*Task goal*:
Single out each line with the word "this" and copy it.

*Given information*:
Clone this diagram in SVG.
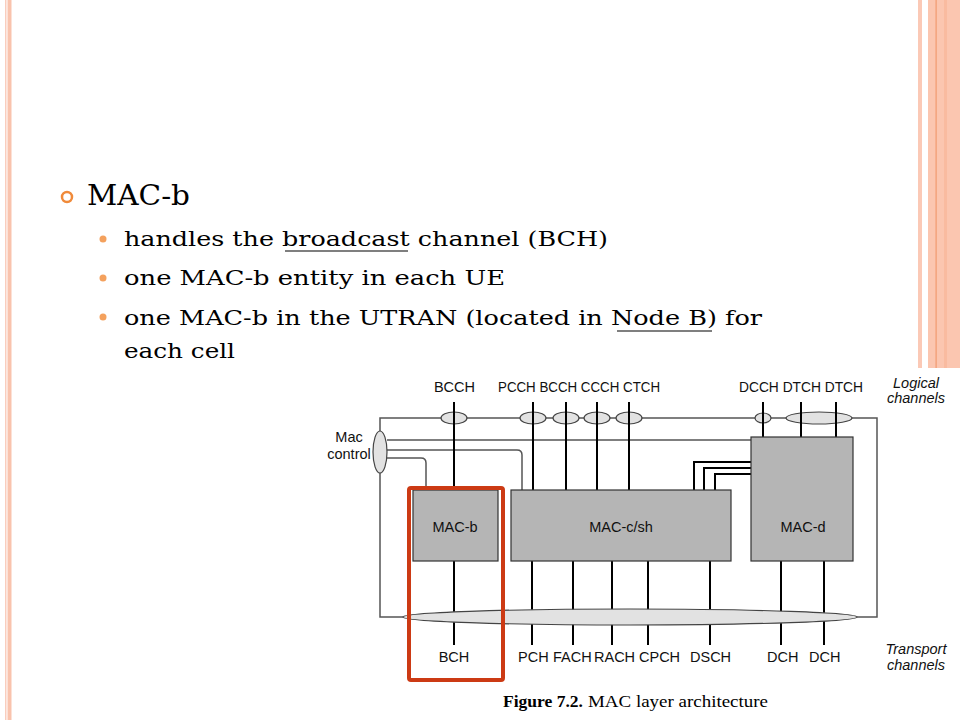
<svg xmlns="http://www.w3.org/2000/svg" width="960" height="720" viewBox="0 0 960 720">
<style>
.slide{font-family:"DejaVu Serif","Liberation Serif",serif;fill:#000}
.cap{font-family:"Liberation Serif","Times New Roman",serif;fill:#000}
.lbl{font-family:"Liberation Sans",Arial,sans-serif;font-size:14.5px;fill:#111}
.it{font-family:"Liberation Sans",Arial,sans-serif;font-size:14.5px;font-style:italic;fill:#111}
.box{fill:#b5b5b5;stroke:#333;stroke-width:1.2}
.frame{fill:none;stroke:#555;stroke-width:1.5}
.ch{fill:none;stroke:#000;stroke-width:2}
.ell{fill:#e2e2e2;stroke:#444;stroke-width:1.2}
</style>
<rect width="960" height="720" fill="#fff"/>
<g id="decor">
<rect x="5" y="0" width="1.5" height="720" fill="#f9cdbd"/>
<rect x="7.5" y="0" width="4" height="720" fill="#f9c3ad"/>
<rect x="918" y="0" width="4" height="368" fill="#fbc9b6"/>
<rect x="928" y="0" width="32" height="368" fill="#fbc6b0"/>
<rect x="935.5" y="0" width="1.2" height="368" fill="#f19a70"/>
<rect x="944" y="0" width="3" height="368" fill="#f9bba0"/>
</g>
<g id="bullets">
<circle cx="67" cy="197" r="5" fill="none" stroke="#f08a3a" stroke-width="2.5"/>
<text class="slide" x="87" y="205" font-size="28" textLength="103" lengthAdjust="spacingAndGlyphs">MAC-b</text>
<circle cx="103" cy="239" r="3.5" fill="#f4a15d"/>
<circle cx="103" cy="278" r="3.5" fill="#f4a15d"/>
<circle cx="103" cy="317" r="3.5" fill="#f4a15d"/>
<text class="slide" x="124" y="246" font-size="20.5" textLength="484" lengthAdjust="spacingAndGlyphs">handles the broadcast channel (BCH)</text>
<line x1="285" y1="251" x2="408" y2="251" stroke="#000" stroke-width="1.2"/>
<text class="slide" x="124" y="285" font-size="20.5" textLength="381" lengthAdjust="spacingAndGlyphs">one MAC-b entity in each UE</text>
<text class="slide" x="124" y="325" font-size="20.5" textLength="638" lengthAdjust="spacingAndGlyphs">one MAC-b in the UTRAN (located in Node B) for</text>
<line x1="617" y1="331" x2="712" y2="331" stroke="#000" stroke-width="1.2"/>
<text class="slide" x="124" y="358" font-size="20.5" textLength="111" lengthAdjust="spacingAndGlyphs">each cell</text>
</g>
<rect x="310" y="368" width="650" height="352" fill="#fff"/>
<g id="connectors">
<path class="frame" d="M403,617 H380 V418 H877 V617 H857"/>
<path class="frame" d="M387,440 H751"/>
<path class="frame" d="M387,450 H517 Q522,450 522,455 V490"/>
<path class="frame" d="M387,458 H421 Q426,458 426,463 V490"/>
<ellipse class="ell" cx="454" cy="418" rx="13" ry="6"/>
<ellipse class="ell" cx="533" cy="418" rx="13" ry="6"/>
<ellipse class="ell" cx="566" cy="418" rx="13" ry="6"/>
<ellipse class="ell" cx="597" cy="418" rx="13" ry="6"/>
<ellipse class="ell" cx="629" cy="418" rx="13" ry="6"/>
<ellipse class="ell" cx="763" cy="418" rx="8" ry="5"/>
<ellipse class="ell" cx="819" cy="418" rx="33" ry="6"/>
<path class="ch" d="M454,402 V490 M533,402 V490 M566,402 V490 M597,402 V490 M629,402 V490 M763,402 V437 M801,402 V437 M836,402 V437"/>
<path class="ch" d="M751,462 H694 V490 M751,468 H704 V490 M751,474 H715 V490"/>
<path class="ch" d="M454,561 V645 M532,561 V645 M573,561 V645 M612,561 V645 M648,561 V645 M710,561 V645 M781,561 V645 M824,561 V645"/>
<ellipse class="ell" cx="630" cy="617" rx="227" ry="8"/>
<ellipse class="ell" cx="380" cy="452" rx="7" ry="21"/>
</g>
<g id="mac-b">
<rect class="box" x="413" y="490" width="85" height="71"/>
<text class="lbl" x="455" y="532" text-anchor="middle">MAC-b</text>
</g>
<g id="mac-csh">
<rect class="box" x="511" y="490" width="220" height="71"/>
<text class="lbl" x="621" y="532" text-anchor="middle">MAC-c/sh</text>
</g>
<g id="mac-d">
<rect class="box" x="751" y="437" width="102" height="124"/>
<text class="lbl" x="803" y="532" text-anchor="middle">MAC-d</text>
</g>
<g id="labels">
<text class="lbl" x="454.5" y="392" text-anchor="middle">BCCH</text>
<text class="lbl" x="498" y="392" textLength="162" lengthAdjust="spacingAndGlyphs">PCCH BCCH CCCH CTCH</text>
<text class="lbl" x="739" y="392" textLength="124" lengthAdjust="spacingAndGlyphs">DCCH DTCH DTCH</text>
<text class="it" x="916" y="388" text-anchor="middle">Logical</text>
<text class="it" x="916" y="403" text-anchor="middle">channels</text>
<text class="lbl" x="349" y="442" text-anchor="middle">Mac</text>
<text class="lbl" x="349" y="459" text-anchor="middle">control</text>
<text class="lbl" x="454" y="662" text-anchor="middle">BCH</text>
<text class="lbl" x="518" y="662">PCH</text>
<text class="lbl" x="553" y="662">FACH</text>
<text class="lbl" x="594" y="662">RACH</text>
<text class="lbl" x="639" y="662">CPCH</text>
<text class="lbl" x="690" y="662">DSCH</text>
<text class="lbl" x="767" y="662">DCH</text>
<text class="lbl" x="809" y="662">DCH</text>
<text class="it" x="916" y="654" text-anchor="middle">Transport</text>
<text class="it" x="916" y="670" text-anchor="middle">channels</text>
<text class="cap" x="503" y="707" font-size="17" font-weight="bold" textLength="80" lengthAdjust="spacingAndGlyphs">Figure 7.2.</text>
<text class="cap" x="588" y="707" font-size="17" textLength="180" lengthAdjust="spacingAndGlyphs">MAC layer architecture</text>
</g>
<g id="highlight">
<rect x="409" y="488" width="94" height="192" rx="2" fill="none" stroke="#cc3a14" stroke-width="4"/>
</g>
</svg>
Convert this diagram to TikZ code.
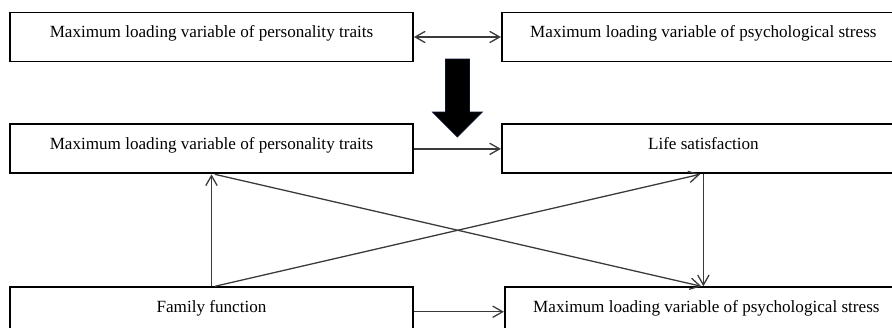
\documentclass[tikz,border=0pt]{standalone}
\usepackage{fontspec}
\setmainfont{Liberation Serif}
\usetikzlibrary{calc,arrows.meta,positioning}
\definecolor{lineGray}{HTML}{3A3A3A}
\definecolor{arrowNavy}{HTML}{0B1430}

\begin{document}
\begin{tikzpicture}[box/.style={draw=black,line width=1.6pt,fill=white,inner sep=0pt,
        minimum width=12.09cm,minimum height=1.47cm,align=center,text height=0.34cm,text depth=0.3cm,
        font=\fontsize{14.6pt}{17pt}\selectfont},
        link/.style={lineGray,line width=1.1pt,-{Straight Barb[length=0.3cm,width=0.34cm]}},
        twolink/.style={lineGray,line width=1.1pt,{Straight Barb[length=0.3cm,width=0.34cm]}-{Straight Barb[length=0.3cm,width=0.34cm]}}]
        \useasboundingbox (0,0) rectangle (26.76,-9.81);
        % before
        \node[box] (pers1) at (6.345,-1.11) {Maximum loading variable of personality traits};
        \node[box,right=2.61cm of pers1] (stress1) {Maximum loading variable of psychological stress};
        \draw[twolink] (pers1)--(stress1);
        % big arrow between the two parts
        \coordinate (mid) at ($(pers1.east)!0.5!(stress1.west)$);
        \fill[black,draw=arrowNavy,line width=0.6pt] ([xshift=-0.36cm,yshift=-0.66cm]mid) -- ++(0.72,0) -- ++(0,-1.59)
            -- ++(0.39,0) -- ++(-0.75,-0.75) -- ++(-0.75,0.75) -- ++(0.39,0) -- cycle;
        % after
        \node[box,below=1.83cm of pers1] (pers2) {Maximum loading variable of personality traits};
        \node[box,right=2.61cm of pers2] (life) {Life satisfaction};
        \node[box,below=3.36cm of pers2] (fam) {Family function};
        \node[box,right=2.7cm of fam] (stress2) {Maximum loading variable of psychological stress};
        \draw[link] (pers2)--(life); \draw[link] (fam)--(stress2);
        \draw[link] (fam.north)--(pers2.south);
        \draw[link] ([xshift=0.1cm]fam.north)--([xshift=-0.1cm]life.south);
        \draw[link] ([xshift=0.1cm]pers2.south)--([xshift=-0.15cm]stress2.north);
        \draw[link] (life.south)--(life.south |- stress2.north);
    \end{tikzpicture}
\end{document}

*Written solution*:
Clone this diagram in SVG.
Convert this diagram to TikZ code.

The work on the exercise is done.